• _Stated exercise_: Reproduce all of the material exactly as shown.

━━━━━ Supplied data ━━━━━

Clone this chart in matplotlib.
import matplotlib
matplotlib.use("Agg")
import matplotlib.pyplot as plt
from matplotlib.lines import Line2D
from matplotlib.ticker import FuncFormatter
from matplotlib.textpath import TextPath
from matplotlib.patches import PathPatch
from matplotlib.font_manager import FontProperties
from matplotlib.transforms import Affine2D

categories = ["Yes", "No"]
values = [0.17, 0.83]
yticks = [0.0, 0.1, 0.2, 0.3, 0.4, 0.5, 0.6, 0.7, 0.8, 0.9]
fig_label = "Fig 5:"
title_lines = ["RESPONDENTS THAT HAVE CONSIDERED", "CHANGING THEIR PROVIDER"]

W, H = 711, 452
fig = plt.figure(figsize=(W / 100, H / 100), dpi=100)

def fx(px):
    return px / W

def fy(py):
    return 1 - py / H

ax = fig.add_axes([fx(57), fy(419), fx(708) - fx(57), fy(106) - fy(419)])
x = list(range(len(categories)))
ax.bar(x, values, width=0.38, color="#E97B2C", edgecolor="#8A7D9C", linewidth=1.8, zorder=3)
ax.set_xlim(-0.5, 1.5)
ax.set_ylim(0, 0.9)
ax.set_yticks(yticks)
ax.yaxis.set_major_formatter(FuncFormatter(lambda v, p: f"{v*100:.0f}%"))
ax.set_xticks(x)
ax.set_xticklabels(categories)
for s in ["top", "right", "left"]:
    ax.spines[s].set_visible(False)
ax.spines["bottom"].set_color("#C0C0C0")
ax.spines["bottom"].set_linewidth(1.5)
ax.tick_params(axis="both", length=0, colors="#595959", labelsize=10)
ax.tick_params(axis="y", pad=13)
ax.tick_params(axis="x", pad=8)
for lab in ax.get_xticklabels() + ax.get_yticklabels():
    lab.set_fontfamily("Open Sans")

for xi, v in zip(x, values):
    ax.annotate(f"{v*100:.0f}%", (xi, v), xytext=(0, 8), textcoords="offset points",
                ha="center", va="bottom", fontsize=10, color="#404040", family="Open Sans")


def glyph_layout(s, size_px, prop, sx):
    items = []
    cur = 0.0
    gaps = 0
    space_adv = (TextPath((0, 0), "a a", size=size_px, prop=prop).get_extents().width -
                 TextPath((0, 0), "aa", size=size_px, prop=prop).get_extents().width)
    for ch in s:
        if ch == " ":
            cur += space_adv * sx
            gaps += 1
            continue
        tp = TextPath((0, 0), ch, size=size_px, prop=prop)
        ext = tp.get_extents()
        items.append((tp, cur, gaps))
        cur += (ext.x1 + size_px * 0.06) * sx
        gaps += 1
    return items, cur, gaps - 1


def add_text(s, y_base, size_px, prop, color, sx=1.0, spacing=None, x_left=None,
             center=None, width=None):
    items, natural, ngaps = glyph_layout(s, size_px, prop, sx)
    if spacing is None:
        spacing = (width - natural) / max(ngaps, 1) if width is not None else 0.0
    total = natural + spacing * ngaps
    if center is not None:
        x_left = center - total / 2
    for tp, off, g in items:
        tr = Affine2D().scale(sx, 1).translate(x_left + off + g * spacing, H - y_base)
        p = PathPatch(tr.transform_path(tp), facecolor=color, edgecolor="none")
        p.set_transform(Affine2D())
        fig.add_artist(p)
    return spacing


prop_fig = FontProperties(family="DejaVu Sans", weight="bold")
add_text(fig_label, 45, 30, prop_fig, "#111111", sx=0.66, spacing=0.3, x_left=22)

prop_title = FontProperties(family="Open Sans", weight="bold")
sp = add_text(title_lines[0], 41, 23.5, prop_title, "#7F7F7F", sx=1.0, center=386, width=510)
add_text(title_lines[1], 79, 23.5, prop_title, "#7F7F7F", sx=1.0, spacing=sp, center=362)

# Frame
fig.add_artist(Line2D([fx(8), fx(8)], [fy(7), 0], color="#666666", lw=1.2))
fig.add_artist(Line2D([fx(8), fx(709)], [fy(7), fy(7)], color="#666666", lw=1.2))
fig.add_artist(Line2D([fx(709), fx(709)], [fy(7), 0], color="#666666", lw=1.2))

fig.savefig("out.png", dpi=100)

━━━━━

• _Worked answer_:
Clone this chart in matplotlib.
import matplotlib
matplotlib.use("Agg")
import matplotlib.pyplot as plt
from matplotlib.lines import Line2D
from matplotlib.ticker import FuncFormatter
from matplotlib.textpath import TextPath
from matplotlib.patches import PathPatch
from matplotlib.font_manager import FontProperties
from matplotlib.transforms import Affine2D

categories = ["Yes", "No"]
values = [0.17, 0.83]
yticks = [0.0, 0.1, 0.2, 0.3, 0.4, 0.5, 0.6, 0.7, 0.8, 0.9]
fig_label = "Fig 5:"
title_lines = ["RESPONDENTS THAT HAVE CONSIDERED", "CHANGING THEIR PROVIDER"]

W, H = 711, 452
fig = plt.figure(figsize=(W / 100, H / 100), dpi=100)

def fx(px):
    return px / W

def fy(py):
    return 1 - py / H

ax = fig.add_axes([fx(57), fy(419), fx(708) - fx(57), fy(106) - fy(419)])
x = list(range(len(categories)))
ax.bar(x, values, width=0.38, color="#E97B2C", edgecolor="#8A7D9C", linewidth=1.8, zorder=3)
ax.set_xlim(-0.5, 1.5)
ax.set_ylim(0, 0.9)
ax.set_yticks(yticks)
ax.yaxis.set_major_formatter(FuncFormatter(lambda v, p: f"{v*100:.0f}%"))
ax.set_xticks(x)
ax.set_xticklabels(categories)
for s in ["top", "right", "left"]:
    ax.spines[s].set_visible(False)
ax.spines["bottom"].set_color("#C0C0C0")
ax.spines["bottom"].set_linewidth(1.5)
ax.tick_params(axis="both", length=0, colors="#595959", labelsize=10)
ax.tick_params(axis="y", pad=13)
ax.tick_params(axis="x", pad=8)
for lab in ax.get_xticklabels() + ax.get_yticklabels():
    lab.set_fontfamily("Open Sans")

for xi, v in zip(x, values):
    ax.annotate(f"{v*100:.0f}%", (xi, v), xytext=(0, 8), textcoords="offset points",
                ha="center", va="bottom", fontsize=10, color="#404040", family="Open Sans")


def glyph_layout(s, size_px, prop, sx):
    items = []
    cur = 0.0
    gaps = 0
    space_adv = (TextPath((0, 0), "a a", size=size_px, prop=prop).get_extents().width -
                 TextPath((0, 0), "aa", size=size_px, prop=prop).get_extents().width)
    for ch in s:
        if ch == " ":
            cur += space_adv * sx
            gaps += 1
            continue
        tp = TextPath((0, 0), ch, size=size_px, prop=prop)
        ext = tp.get_extents()
        items.append((tp, cur, gaps))
        cur += (ext.x1 + size_px * 0.06) * sx
        gaps += 1
    return items, cur, gaps - 1


def add_text(s, y_base, size_px, prop, color, sx=1.0, spacing=None, x_left=None,
             center=None, width=None):
    items, natural, ngaps = glyph_layout(s, size_px, prop, sx)
    if spacing is None:
        spacing = (width - natural) / max(ngaps, 1) if width is not None else 0.0
    total = natural + spacing * ngaps
    if center is not None:
        x_left = center - total / 2
    for tp, off, g in items:
        tr = Affine2D().scale(sx, 1).translate(x_left + off + g * spacing, H - y_base)
        p = PathPatch(tr.transform_path(tp), facecolor=color, edgecolor="none")
        p.set_transform(Affine2D())
        fig.add_artist(p)
    return spacing


prop_fig = FontProperties(family="DejaVu Sans", weight="bold")
add_text(fig_label, 45, 30, prop_fig, "#111111", sx=0.66, spacing=0.3, x_left=22)

prop_title = FontProperties(family="Open Sans", weight="bold")
sp = add_text(title_lines[0], 41, 23.5, prop_title, "#7F7F7F", sx=1.0, center=386, width=510)
add_text(title_lines[1], 79, 23.5, prop_title, "#7F7F7F", sx=1.0, spacing=sp, center=362)

# Frame
fig.add_artist(Line2D([fx(8), fx(8)], [fy(7), 0], color="#666666", lw=1.2))
fig.add_artist(Line2D([fx(8), fx(709)], [fy(7), fy(7)], color="#666666", lw=1.2))
fig.add_artist(Line2D([fx(709), fx(709)], [fy(7), 0], color="#666666", lw=1.2))

fig.savefig("out.png", dpi=100)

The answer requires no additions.